The first process involves adding the enzyme amyloglucosidase prior to fermentation. Amyloglucosidase converts the dextrins into fermentable sugar. This process eliminates the dextrins and reduces the carbohydrates found in 12 ounces of beer from around 14 grams to less than 3 grams The reduction in carbohydrates also makes the beer less filling. Since this process increases the available fermentable sugar, it initially produces a higher alcohol beer but brewers add carbonated water to bring the alcohol level down to a normal level. Amyloglucosidase is found naturally in the human digestive system, but it is not found in barley malt. Miller Lite and Coors Light are made using amyloglucosidase.

The second method uses high amylase barley malt and a longer saccharification period during the mashing process which converts more starch into fermentable sugar. (Amylase enzymes are found naturally in barley malt). This process is capable of producing beers with carbohydrates reduced to about 6 or 7 grams per 12 ounces. Anheuser-Busch light beers are made using this process.

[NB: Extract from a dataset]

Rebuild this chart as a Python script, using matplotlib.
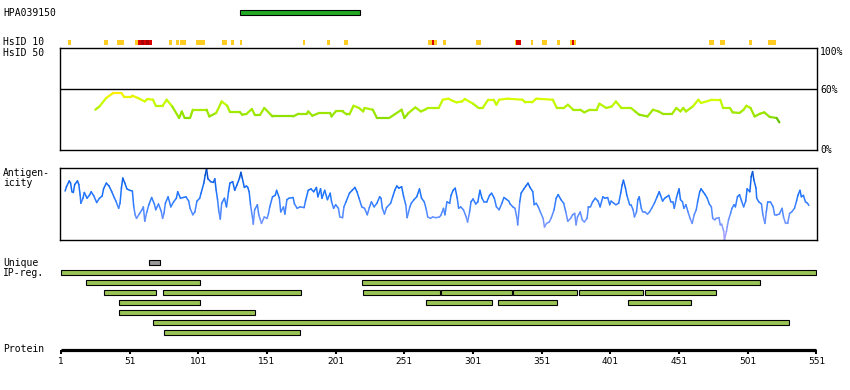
import numpy as np
import matplotlib
matplotlib.use('Agg')
import matplotlib.pyplot as plt
from matplotlib.collections import LineCollection
from matplotlib.colors import LinearSegmentedColormap
from matplotlib.patches import Rectangle

# ---- data ----
protein_len = 551
tick_pos = [1, 51, 101, 151, 201, 251, 301, 351, 401, 451, 501, 551]
antibody = 'HPA039150'
antigen_start, antigen_end = 131, 219

# HsID 10 marks: start, end, level (0 = low, 1 = high, 2 = highest)
hsid10_start = [6, 32, 42, 55, 57, 59, 61.4, 63, 65, 80, 85, 88, 99, 118, 125, 131, 177, 195,
                207, 268, 271, 272.5, 279, 303, 331.5, 332.5, 343, 351, 362, 371.5, 373, 374.3,
                473, 481, 502, 516]
hsid10_end = [8, 35, 47, 57, 59, 61.4, 63, 65, 67, 82, 87, 92, 106, 122, 127, 133, 179, 197,
              210, 271, 272.5, 275, 281.5, 306.5, 332.5, 336, 344.5, 354.5, 364, 373, 374.3, 376,
              476.5, 484.5, 504, 521.5]
hsid10_level = [0, 0, 0, 0, 1, 2, 1, 2, 1, 0, 0, 0, 0, 0, 0, 0, 0, 0,
                0, 0, 1, 0, 0, 0, 0, 1, 0, 0, 0, 0, 1, 0,
                0, 0, 0, 0]

# HsID 50 (% identity)
hsid50_pos = [26, 29, 34, 39, 45, 47, 52, 53, 57, 62,
              64, 68, 70, 75, 78, 82, 87, 89, 91, 95,
              97, 107, 109, 114, 118, 122, 124, 131, 133, 136,
              140, 142, 146, 149, 155, 170, 174, 180, 181, 184,
              189, 197, 198, 201, 206, 209, 211, 214, 218, 221,
              222, 228, 231, 240, 249, 251, 254, 259, 263, 266,
              268, 276, 279, 283, 286, 289, 293, 295, 301, 305,
              308, 312, 316, 318, 320, 326, 337, 339, 344, 347,
              359, 362, 367, 370, 374, 379, 382, 386, 391, 393,
              398, 402, 405, 409, 416, 419, 422, 428, 432, 436,
              439, 446, 449, 452, 454, 456, 461, 465, 467, 475,
              481, 483, 488, 490, 495, 498, 500, 503, 506, 510,
              513, 517, 522, 524]
hsid50_val = [39.5, 42.7, 51, 55.9, 55.9, 52, 52, 53.2, 51, 47.6,
              50, 49.3, 43.4, 43.4, 49.3, 42.7, 31.4, 37.8, 31.4, 31.4,
              39.5, 39.5, 32.9, 36.3, 47.6, 43.4, 37.3, 37.3, 34.6, 35.3,
              40.2, 34.6, 34.6, 41.2, 32.9, 32.9, 35.6, 35.6, 37.8, 33.6,
              36.3, 36.3, 32.9, 37.8, 37.8, 34.9, 34.9, 43.4, 41.2, 37.8,
              41.2, 39.5, 31.4, 31.4, 39.5, 31.4, 36.3, 41.8, 37.8, 39.5,
              41.2, 41.2, 49.3, 50.3, 48.3, 46.7, 47.6, 50, 45.4, 41.2,
              41.2, 49.3, 49.3, 44.4, 49.3, 50.3, 49.3, 46.7, 46.7, 50.3,
              49.3, 41.2, 41.2, 44.4, 39.5, 39.5, 36.9, 39.5, 39.5, 45.4,
              41.2, 42.7, 47.6, 41.2, 41.2, 37.8, 34.6, 32.9, 39.5, 37.8,
              35.6, 35.6, 41.2, 37.8, 41.2, 37.8, 42.7, 49.3, 46.1, 49.3,
              49.3, 41.2, 41.2, 36.9, 36.3, 39.5, 43.4, 41.2, 32.9, 35.6,
              36.9, 32.4, 31.4, 27.1]

# Antigenicity score (relative, 0-100)
antig_pos = [4, 5, 7, 8, 9, 10, 11, 13, 14, 15,
             15.5, 17, 18, 20, 22, 23, 25, 27, 29, 31,
             32, 34, 36, 38, 40, 41, 43, 44, 45, 46,
             47.5, 49, 51, 53, 54, 55, 56, 58, 60, 61,
             62, 63.5, 65, 67, 69, 70, 72, 74, 75, 76,
             77, 79, 81, 83, 85, 86, 88, 90, 92, 94,
             95, 97, 98.5, 100, 102, 103, 105, 106, 107, 108,
             110, 112, 113, 114, 115, 116, 117, 118, 120, 121.5,
             123, 124, 126, 127.5, 129, 131, 132, 133, 134.5, 136,
             137, 138, 139, 140.5, 141, 142, 144, 145, 146, 147,
             149, 151, 152, 153, 155, 157, 158, 160, 161, 163,
             164, 165.5, 167, 170, 171, 173, 175, 178, 179, 181,
             183, 185, 187, 188, 190, 191, 193, 195, 197, 198,
             199.5, 201, 203, 204, 206, 207, 208.5, 211, 213, 215,
             216.5, 218, 220, 222, 224, 225.5, 227, 229, 231, 233,
             234, 235, 236.5, 238, 241, 242.5, 244, 245.5, 247, 249,
             250.5, 252, 253, 255, 256, 258, 260, 262, 263.5, 265.5,
             267, 268, 270, 271.5, 274, 276.5, 277.5, 279.5, 280.5, 282,
             284, 285, 286.5, 288, 289.5, 290.5, 292, 294, 296, 297,
             298.5, 299.5, 301, 303, 304.5, 306, 307.5, 309, 311, 313,
             314.5, 316.5, 318, 320, 322, 323.5, 325, 327, 328, 330,
             331.5, 333, 333.5, 335, 336, 338, 339.5, 341, 342.5, 344.5,
             345.5, 347, 348.5, 350, 352, 353, 354.5, 356.5, 358, 360,
             361.5, 363, 365, 367, 368.5, 370, 372, 373.5, 375, 376,
             377, 379, 380.5, 382, 384, 385, 386.5, 388, 390, 392,
             393.5, 395.5, 397, 399, 400.5, 401.5, 403.5, 405, 407, 408.5,
             409.5, 410.5, 412, 413, 415, 416, 417.5, 418.5, 420, 421,
             422, 423.5, 424.5, 426, 428, 429.5, 431, 433, 435, 436.5,
             437.5, 439, 440.5, 442, 443.5, 445, 446.5, 447.5, 449, 450,
             451, 452, 453.5, 454.5, 456, 457.5, 459, 460.5, 462, 463.5,
             464.5, 466, 467, 468.5, 470, 471.5, 473, 474.5, 475.5, 477,
             478, 480, 481, 482, 483.5, 484, 485.5, 486, 487, 488.5,
             489.5, 491, 492, 493.5, 495, 496.5, 498, 499.5, 500.5, 502.5,
             503.5, 504.5, 505.5, 507, 507.5, 509, 511, 512, 513.5, 514.5,
             515.5, 517.5, 519.5, 520.5, 522, 524, 526, 527, 528.5, 530,
             531.5, 533, 535, 536.5, 537.5, 539, 540, 541.5, 543, 544.5,
             545.5]
antig_val = [68, 74, 82, 79, 67, 66, 77, 82, 77, 62,
             51, 58, 66, 58, 63, 67, 61, 52, 58, 61,
             71, 79, 75, 67, 58, 54, 44, 51, 72, 86,
             79, 71, 69, 68, 46, 35, 30, 36, 42, 46,
             26, 39, 49, 59, 50, 42, 50, 40, 30, 37,
             51, 60, 46, 53, 58, 67, 58, 59, 60, 54,
             44, 35, 39, 54, 58, 65, 79, 90, 99, 85,
             81, 80, 85, 69, 56, 39, 29, 51, 58, 46,
             67, 79, 81, 69, 76, 86, 94, 86, 73, 75,
             73, 67, 49, 30, 22, 42, 49, 35, 29, 23,
             32, 30, 36, 46, 60, 62, 69, 58, 39, 46,
             36, 56, 58, 59, 50, 44, 46, 45, 54, 69,
             71, 67, 73, 60, 71, 58, 69, 56, 65, 53,
             44, 49, 44, 32, 31, 46, 53, 65, 69, 73,
             67, 58, 46, 44, 35, 45, 53, 46, 51, 60,
             58, 44, 36, 45, 51, 60, 69, 75, 72, 74,
             60, 49, 31, 46, 51, 56, 60, 71, 58, 53,
             42, 32, 30, 32, 31, 32, 34, 44, 35, 53,
             51, 62, 69, 72, 58, 44, 46, 42, 32, 25,
             39, 53, 57, 50, 53, 69, 58, 53, 53, 62,
             65, 58, 46, 42, 51, 59, 57, 54, 50, 46,
             44, 30, 21, 53, 65, 71, 75, 79, 73, 67,
             49, 51, 46, 39, 30, 18, 23, 25, 31, 42,
             58, 63, 56, 51, 39, 26, 30, 35, 37, 21,
             32, 39, 28, 25, 30, 46, 46, 53, 58, 54,
             46, 60, 58, 59, 49, 54, 51, 49, 51, 65,
             76, 83, 72, 62, 49, 49, 42, 32, 39, 56,
             60, 44, 39, 39, 36, 39, 44, 51, 60, 67,
             62, 54, 58, 60, 62, 53, 53, 44, 58, 65,
             71, 56, 53, 44, 49, 39, 30, 23, 35, 42,
             53, 67, 71, 67, 63, 58, 50, 46, 30, 28,
             30, 31, 21, 22, 12, 0, 12, 18, 28, 37,
             44, 49, 46, 60, 63, 54, 46, 54, 71, 67,
             88, 95, 83, 72, 58, 53, 50, 35, 23, 39,
             53, 53, 46, 35, 35, 36, 44, 32, 23, 23,
             37, 39, 44, 54, 62, 69, 60, 62, 53, 51,
             48]

# unique region and IP-reg. fragments (row 0 = top row)
unique_start, unique_end = 65, 73
ipreg_start = [1, 19, 220, 32, 75, 221, 278, 330, 378, 426, 43, 267, 319, 414, 43, 68, 76]
ipreg_end = [551, 102, 510, 70, 176, 277, 329, 377, 425, 478, 102, 315, 362, 460, 142, 531, 175]
ipreg_row = [0, 1, 1, 2, 2, 2, 2, 2, 2, 2, 3, 3, 3, 3, 4, 5, 6]

assert len(hsid50_pos) == len(hsid50_val)
assert len(antig_pos) == len(antig_val)

# ---- layout (pixels) ----
W, H = 850, 390
X0, X1 = 60, 817
XLIM = (0.3, 551.4)
mono = 'DejaVu Sans Mono'

fig = plt.figure(figsize=(W / 100, H / 100), dpi=100)
fig.patch.set_facecolor('white')


def px_axes(x0, y0, x1, y1):
    return fig.add_axes([x0 / W, 1 - y1 / H, (x1 - x0) / W, (y1 - y0) / H])


def label(x, y, s, **kw):
    fig.text(x / W, 1 - y / H, s, fontsize=7, family=mono, va='center', **kw)


def colored_line(ax, x, y, cmap, lw):
    x = np.asarray(x, float)
    y = np.asarray(y, float)
    seg = np.stack([np.column_stack([x[:-1], y[:-1]]),
                    np.column_stack([x[1:], y[1:]])], axis=1)
    lc = LineCollection(seg, colors=cmap((y[:-1] + y[1:]) / 200), lw=lw,
                        capstyle='round', joinstyle='round')
    lc.set_clip_on(False)
    ax.add_collection(lc)


# track axes for bars / marks / protein axis
track = px_axes(X0, 0, X1, H)
track.set_xlim(*XLIM)
track.set_ylim(H, 0)
track.axis('off')

# antibody antigen bar
track.add_patch(Rectangle((antigen_start, 10), antigen_end - antigen_start, 4.5,
                          fc='#22aa22', ec='black', lw=0.8))

# HsID 10
level_col = ['#ffcc22', '#dd0000', '#aa0000']
for s, e, lv in zip(hsid10_start, hsid10_end, hsid10_level):
    track.add_patch(Rectangle((s, 40), e - s, 4.7, fc=level_col[lv], ec='none'))

# unique + IP-reg
track.add_patch(Rectangle((unique_start, 260.3), unique_end - unique_start, 4.4,
                          fc='#999999', ec='black', lw=0.8))
for s, e, r in zip(ipreg_start, ipreg_end, ipreg_row):
    track.add_patch(Rectangle((s, 270.1 + 10 * r), e - s, 4.4,
                              fc='#99c455', ec='black', lw=0.8))

# protein axis
track.plot([1, protein_len], [349.5, 349.5], color='black', lw=2.3, solid_capstyle='butt')
track.vlines(tick_pos, 349.5, 353.5, color='black', lw=1.5)
for t in tick_pos:
    track.text(t, 361.5, str(t), fontsize=6.5, ha='center', va='center')

# HsID 50 panel
ax50 = px_axes(X0, 48, X1, 150)
ax50.set_xlim(*XLIM)
ax50.set_ylim(0, 100)
ax50.set_xticks([])
ax50.set_yticks([])
for sp in ax50.spines.values():
    sp.set_linewidth(1.0)
ax50.axhline(60, color='black', lw=1.0)
cmap50 = LinearSegmentedColormap.from_list('hs50', [
    (0.0, '#227700'), (0.27, '#44aa11'), (0.31, '#88dd00'), (0.40, '#aaee00'),
    (0.48, '#ccff00'), (0.56, '#ffee00'), (1.0, '#ffdd00')])
colored_line(ax50, hsid50_pos, hsid50_val, cmap50, 1.6)

# antigenicity panel
axa = px_axes(X0, 168, X1, 240)
axa.set_xlim(*XLIM)
axa.set_ylim(0, 100)
axa.set_xticks([])
axa.set_yticks([])
for sp in axa.spines.values():
    sp.set_linewidth(1.0)
cmapa = LinearSegmentedColormap.from_list('ag', [
    (0.0, '#b0a0ff'), (0.2, '#7f99ff'), (0.4, '#4d88ff'), (0.6, '#2277ff'),
    (0.8, '#1166ee'), (1.0, '#0044bb')])
colored_line(axa, antig_pos, antig_val, cmapa, 1.1)

# labels
label(3, 12.5, antibody)
label(3, 42.3, 'HsID 10')
label(3, 52.5, 'HsID 50')
label(3, 172.5, 'Antigen-')
label(3, 183, 'icity')
label(3, 262.5, 'Unique')
label(3, 272.5, 'IP-reg.')
label(3, 349.5, 'Protein')
label(820, 52, '100%')
label(820, 90, '60%')
label(820, 150.5, '0%')

fig.savefig('out.png', dpi=100)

The third process reduces the amount of barley malt used and replaces it with high dextrose corn syrup. Since the corn syrup is made using enzymes that convert the corn starches to sugars, the syrup contributes little or no carbohydrates to the finished beer. Carbohydrate levels can be reduced by more than 50% using this method. Pabst Light has been made using this process.

==Reduced alcohol==

Low-alcohol light beer is brewed specifically for those seeking to limit their alcohol consumption for medical, social, legal, or other reasons. Its lower proof allows consumers to drink more beers in a shorter period without becoming intoxicated. Low alcohol content can also result in a less expensive beer, especially where excise is determined by alcohol content.

This is the primary definition of the term in countries such as Australia, Canada, and Scotland. In Australia, regular beers have approximately 5% alcohol by volume; light beers may have 2.2–3.2% alcohol. In Scotland, the term derives from shilling categories, where 'light' customarily means a beer with less than 3.5% alcohol by volume.